Я пи любой ли массе возможно существование белых карликов? Ответ на этот вопрос дал в 1930 году молодой индийский ученый С. Чандрасекхар, получивший за это Нобелевскую премию лишь 54 (!) года спустя. Этот срок, достойный книги рекордов, подчеркивает, насколько поразительным оказался результат. Вещество с высокой плотностью с трудом может сдерживать гравитацию, да и то в том случае, если масса звезды меньше 1,4 солнечной. Это означает, что вообще не может существовать белых карликов массой, превышающей 1,4 массы Солнца! А что же дальше? Если белый карлик тяжелее Солнца в 1,4 раза, гравитация полностью превозмогает давление вырождения. Когда более тяжелая звезда истощает свой внутренний запас тепла и остывает, тяготение выигрывает противоборство с давлением и заставляет звезду неминуемо сжиматься. Но до каких пор? Окончательный ответ: в зависимости от массы – в нейтронную звезду или черную дыру. Однако для обретения уверенности в таком утверждении потребовалось еще 60 лет.

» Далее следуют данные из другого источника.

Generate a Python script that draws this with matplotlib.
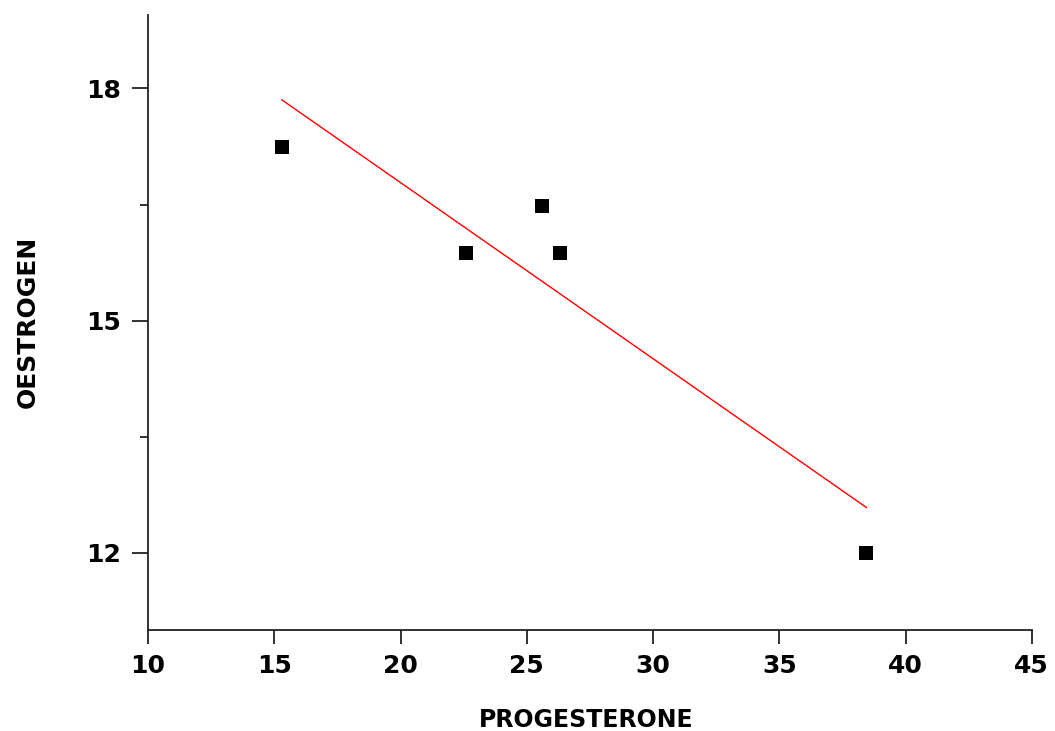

До этого события развивались так. В феврале 1932 года английский экспериментатор Дж. Чедвик открыл нейтрон, нейтральную частицу, существование и свойства которой до этого предсказал Резерфорд. Это позволило теоретикам предсказать наличие еще одного типа звезд – нейтронных. Их средние плотности больше по сравнению с белыми карликами, причем больше в миллион раз! Первым о нейтронных звездах сказал в 1937 году Л. Д. Ландау, но его качественная модель оказалась не самой удачной. Незадолго до второй мировой войны она была существенно улучшена Р. Оппенгеймером, впоследствии отцом атомной бомбы, и его аспирантом, эмигрантом из России Г. Волковым. Но их теория показала, что и нейтронная звезда не может существовать, если ее масса превосходит некоторый предел. Впоследствии этот предел был вычислен, он равен всего 2 солнечным массам. Если же масса больше, то холодная звезда претерпевает так называемый гравитационный коллапс: она необратимо сжимается в черную дыру.
В предыдущей фразе есть одно важное слово: «холодная». Дело в том, что астрономы прекрасно знают о существовании звезд с массами и в 10, и в 20 раз больше солнечной. Как правило, большие звезды светят ярко, их температуры очень высоки, а плотности – обычные. Существование горячих звезд с практически любой массой не противоречило теории. Но в процессе горения звезды исчерпывают запасы своей энергии: сперва выгорает водород, превращаясь в гелий, затем гелий должен сгореть с образованием углерода и так далее вплоть до железа. Железо – самый устойчивый химический элемент, оно уже гореть не может. Поэтому теоретики и интересовались судьбой остывших железных звезд. Но именно по этой же причине теоретические предсказания нейтронных звезд, а тем более черных дыр воспринимались наблюдателями с известной долей скепсиса. Так продолжалось до 1967 года, когда неожиданно для всех нейтронные звезды были обнаружены.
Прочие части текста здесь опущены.